## begin ENTRIES SUPPLIED

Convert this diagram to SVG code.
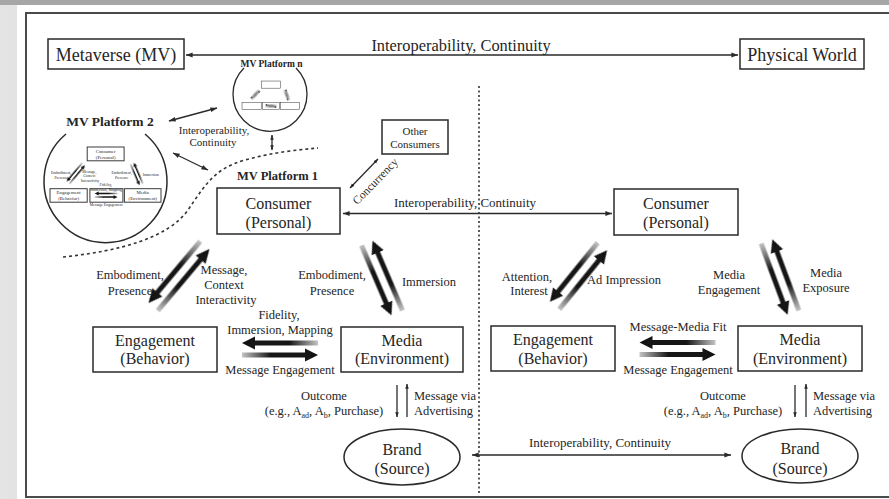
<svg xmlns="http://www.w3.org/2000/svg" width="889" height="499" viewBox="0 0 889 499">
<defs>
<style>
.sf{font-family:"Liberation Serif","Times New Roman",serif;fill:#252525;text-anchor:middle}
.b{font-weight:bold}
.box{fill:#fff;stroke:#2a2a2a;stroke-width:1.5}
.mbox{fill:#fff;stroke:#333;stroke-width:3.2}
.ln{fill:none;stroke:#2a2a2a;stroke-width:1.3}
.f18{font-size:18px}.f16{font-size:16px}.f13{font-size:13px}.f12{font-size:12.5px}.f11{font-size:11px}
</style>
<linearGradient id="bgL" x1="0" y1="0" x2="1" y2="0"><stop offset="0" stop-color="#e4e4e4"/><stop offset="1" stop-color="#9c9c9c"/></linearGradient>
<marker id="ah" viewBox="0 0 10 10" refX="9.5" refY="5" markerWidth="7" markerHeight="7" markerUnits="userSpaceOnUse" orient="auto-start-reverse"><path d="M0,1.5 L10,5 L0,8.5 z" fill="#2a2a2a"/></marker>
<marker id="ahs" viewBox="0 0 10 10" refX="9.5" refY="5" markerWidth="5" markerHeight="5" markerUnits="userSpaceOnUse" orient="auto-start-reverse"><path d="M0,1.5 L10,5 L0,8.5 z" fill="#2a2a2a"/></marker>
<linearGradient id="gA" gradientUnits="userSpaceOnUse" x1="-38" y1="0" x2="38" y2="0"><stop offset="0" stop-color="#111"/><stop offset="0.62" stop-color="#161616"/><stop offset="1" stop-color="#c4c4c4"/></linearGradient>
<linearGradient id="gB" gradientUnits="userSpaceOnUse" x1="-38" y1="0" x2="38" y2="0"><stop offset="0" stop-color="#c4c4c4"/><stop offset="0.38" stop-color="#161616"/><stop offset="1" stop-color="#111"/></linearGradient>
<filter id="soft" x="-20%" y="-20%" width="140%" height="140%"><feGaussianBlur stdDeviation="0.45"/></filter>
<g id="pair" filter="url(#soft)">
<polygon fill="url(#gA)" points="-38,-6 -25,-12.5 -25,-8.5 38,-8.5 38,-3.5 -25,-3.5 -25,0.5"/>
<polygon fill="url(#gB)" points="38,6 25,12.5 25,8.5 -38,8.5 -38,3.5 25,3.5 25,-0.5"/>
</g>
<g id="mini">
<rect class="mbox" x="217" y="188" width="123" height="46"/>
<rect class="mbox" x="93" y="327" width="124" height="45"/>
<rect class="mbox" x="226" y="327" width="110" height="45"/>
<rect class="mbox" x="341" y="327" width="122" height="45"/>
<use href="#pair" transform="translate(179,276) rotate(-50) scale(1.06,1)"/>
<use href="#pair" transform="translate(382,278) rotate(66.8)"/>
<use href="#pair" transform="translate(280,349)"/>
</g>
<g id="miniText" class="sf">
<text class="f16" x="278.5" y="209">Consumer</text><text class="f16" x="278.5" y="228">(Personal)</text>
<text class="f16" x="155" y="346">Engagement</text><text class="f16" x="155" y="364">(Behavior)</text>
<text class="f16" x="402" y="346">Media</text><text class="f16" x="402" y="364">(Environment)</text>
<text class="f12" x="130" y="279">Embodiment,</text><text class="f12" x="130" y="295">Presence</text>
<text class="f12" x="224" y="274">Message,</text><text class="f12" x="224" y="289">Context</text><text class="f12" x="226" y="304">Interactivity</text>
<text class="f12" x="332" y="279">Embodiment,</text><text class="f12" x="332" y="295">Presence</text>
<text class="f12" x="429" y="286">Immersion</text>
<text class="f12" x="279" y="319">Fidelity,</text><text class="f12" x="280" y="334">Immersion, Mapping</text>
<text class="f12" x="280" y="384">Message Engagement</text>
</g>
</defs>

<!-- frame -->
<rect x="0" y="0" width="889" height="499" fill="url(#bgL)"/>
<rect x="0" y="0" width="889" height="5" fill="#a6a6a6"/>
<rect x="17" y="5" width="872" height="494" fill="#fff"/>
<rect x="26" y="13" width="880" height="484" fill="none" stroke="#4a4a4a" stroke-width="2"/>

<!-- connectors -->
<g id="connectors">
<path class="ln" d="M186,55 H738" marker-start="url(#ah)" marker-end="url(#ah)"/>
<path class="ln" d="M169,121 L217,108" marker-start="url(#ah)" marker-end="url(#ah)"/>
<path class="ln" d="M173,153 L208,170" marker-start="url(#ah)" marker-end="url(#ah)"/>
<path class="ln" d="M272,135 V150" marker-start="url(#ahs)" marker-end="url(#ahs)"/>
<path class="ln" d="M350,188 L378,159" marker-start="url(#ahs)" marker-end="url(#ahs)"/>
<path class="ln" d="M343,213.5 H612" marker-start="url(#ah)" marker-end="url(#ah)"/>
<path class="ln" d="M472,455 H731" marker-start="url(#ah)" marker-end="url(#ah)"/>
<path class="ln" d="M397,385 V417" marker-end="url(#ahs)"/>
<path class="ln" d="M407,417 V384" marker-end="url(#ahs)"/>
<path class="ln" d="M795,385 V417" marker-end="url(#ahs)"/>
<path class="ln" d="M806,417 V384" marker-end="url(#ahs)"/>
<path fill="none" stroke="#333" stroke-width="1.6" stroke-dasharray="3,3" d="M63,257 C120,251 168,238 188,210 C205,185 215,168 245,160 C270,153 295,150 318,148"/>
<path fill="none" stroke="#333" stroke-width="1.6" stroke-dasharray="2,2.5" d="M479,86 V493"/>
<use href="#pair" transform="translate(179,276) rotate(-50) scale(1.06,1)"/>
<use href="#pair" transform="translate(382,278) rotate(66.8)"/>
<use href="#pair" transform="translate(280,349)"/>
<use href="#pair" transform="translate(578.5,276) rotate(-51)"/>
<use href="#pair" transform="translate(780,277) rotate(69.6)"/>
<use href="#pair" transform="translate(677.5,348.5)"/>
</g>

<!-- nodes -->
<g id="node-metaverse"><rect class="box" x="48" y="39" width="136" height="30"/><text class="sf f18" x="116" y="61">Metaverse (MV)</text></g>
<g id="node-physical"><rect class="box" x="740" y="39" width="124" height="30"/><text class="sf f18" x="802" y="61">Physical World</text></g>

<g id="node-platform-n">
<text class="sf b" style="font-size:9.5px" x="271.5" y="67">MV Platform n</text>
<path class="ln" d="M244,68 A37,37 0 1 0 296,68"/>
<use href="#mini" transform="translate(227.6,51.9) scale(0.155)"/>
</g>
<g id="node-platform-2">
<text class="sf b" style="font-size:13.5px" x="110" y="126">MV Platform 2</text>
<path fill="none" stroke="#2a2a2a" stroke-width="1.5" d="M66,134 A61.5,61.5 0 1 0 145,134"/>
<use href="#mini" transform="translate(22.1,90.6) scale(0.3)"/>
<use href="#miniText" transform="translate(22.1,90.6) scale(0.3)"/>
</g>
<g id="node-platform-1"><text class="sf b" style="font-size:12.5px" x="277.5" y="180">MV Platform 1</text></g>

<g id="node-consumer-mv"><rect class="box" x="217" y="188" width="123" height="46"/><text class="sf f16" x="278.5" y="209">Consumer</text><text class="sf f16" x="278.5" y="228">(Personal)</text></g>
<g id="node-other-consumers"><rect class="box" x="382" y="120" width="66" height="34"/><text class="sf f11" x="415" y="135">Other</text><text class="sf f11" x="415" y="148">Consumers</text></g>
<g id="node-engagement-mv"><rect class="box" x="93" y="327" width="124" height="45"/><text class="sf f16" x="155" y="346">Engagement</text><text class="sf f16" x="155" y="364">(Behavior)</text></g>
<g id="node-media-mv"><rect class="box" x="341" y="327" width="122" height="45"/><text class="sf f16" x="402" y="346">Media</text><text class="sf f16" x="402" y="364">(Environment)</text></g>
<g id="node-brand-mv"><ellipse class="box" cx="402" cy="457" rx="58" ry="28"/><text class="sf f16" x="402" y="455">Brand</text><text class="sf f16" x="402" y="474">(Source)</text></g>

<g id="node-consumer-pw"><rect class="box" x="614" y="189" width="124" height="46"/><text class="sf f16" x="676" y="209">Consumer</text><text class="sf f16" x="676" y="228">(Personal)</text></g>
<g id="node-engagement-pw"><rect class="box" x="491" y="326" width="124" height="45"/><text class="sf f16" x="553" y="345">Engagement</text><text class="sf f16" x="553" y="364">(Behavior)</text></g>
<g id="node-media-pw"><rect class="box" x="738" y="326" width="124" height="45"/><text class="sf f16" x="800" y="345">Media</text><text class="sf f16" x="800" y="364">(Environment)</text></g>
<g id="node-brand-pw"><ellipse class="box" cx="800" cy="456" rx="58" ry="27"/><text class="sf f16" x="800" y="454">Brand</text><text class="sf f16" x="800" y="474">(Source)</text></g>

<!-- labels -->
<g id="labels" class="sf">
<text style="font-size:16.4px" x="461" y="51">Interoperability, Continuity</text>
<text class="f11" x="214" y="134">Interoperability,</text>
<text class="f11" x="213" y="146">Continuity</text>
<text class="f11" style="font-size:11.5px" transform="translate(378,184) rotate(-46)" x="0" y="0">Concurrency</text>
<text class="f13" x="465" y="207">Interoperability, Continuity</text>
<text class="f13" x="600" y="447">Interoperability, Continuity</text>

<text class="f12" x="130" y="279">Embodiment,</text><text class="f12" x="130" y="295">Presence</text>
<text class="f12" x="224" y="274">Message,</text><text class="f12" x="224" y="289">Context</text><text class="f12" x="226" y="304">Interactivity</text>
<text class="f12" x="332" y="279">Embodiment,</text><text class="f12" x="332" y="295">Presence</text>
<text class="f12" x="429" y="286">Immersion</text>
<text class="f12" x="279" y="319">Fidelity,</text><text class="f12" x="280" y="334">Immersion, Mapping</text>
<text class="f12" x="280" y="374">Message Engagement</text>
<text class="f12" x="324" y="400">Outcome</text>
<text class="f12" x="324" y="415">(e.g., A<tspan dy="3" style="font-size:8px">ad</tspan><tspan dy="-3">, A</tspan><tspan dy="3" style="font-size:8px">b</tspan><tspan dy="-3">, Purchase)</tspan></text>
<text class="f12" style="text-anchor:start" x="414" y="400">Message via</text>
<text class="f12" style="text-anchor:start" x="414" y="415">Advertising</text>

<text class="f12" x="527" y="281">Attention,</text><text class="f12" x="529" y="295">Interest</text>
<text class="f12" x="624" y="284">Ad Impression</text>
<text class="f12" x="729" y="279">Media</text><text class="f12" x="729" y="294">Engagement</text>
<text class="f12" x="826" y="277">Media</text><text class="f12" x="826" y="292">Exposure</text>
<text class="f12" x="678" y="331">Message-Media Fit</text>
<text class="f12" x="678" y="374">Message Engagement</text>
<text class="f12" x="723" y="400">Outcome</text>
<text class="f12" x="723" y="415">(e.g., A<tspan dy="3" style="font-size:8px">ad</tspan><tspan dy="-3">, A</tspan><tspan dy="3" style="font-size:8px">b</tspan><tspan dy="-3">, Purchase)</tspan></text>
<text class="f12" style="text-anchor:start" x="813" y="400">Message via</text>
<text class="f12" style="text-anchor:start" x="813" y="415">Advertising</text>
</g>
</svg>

## end ENTRIES SUPPLIED
## begin ENTRIES SUPPLIED

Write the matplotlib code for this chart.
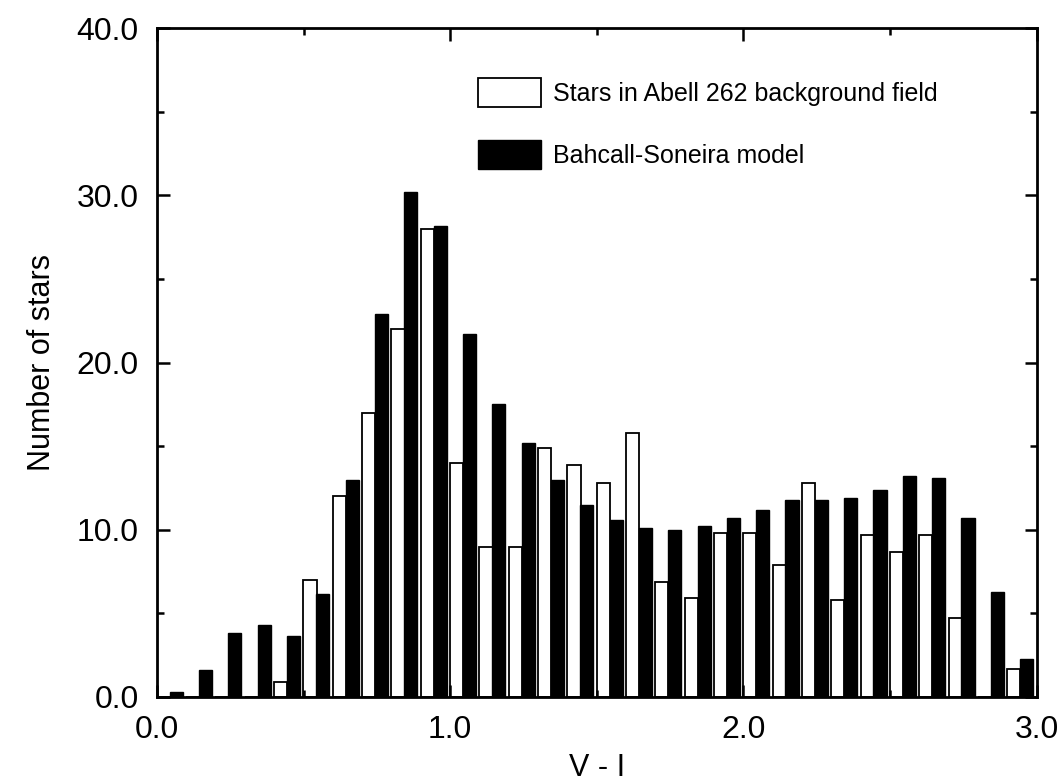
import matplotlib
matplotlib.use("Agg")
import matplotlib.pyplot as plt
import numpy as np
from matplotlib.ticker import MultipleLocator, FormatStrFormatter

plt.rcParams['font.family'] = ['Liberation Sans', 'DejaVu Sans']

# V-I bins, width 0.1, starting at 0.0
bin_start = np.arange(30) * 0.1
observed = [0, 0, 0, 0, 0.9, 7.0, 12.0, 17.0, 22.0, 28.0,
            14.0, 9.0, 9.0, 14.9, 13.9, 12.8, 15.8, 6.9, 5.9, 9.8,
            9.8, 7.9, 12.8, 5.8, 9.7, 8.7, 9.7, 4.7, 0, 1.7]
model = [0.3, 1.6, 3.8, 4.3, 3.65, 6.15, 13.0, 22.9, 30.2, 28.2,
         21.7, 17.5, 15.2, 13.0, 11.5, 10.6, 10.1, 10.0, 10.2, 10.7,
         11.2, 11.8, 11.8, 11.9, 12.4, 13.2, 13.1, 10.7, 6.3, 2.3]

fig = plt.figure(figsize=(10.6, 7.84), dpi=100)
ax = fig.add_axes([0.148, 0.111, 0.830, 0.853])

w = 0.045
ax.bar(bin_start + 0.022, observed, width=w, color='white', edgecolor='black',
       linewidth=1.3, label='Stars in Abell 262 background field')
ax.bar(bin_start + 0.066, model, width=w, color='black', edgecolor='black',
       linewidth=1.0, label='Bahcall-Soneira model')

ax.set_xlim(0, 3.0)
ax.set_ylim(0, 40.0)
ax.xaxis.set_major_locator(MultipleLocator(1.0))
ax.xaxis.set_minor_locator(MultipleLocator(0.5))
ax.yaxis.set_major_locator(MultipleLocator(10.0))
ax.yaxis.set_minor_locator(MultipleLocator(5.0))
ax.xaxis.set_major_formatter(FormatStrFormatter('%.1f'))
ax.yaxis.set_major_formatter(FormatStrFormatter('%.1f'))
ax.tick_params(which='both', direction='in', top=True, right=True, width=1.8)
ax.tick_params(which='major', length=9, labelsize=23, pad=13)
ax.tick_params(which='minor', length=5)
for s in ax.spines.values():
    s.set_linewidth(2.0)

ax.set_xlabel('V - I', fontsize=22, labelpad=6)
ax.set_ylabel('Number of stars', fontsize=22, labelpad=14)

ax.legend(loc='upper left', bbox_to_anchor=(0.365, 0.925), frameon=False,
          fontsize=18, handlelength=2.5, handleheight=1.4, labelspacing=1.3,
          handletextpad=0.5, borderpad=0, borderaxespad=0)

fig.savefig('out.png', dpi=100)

## end ENTRIES SUPPLIED
## begin ENTRIES SUPPLIED

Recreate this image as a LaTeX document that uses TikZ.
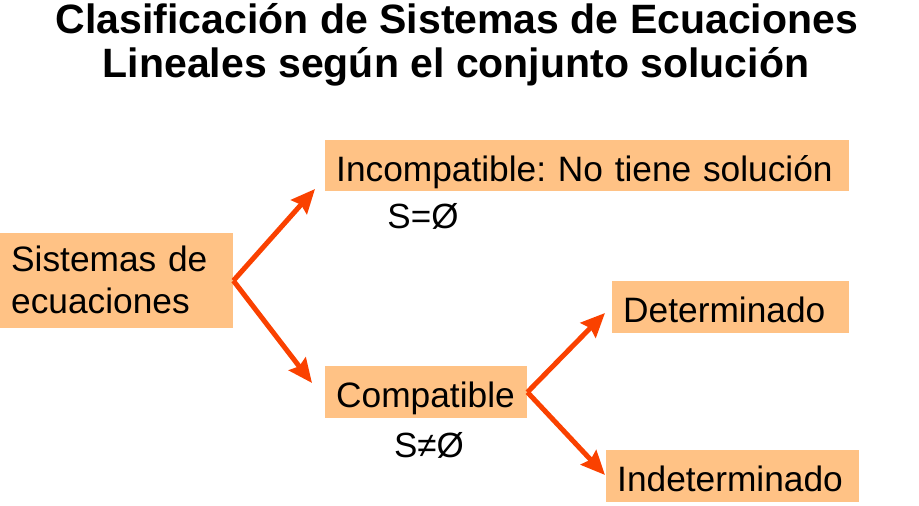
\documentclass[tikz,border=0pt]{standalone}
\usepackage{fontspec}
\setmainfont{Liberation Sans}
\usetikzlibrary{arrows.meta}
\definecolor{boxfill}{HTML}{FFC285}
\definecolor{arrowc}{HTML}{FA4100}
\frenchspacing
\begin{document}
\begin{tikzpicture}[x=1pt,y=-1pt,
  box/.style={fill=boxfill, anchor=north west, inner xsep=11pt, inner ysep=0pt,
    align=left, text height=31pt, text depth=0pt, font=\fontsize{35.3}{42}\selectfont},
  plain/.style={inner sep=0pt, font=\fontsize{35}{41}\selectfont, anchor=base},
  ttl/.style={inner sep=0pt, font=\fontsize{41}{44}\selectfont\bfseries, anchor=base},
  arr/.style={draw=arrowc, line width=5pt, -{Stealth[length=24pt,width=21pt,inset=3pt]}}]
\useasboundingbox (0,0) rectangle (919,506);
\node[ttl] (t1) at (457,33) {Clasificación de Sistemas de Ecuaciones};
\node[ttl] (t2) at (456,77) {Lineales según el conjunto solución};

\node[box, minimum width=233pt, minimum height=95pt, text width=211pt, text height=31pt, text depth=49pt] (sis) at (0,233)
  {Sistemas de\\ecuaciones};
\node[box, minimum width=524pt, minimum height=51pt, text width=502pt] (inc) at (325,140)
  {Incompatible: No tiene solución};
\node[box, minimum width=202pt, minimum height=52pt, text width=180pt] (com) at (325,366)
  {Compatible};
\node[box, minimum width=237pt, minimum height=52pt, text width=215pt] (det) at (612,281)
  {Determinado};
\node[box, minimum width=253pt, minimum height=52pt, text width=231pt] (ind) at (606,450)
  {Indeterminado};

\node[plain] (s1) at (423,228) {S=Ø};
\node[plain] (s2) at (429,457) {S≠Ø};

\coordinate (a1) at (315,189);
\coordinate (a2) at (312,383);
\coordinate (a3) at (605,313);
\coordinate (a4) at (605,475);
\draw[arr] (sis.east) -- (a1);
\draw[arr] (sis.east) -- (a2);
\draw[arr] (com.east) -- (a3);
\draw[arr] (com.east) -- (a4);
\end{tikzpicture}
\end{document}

## end ENTRIES SUPPLIED

■ REQUIREMENT:
Copy only what runs above from the line containing "Write the matplotlib code for this chart." through the line containing "11.2, 11.8, 11.8, 11.9, 12.4, 13.2, 13.1, 10.7, 6.3, 2.3]", exactly. Leave out the pictures.

■ WRITTEN RESPONSE:
Write the matplotlib code for this chart.
import matplotlib
matplotlib.use("Agg")
import matplotlib.pyplot as plt
import numpy as np
from matplotlib.ticker import MultipleLocator, FormatStrFormatter

plt.rcParams['font.family'] = ['Liberation Sans', 'DejaVu Sans']

# V-I bins, width 0.1, starting at 0.0
bin_start = np.arange(30) * 0.1
observed = [0, 0, 0, 0, 0.9, 7.0, 12.0, 17.0, 22.0, 28.0,
            14.0, 9.0, 9.0, 14.9, 13.9, 12.8, 15.8, 6.9, 5.9, 9.8,
            9.8, 7.9, 12.8, 5.8, 9.7, 8.7, 9.7, 4.7, 0, 1.7]
model = [0.3, 1.6, 3.8, 4.3, 3.65, 6.15, 13.0, 22.9, 30.2, 28.2,
         21.7, 17.5, 15.2, 13.0, 11.5, 10.6, 10.1, 10.0, 10.2, 10.7,
         11.2, 11.8, 11.8, 11.9, 12.4, 13.2, 13.1, 10.7, 6.3, 2.3]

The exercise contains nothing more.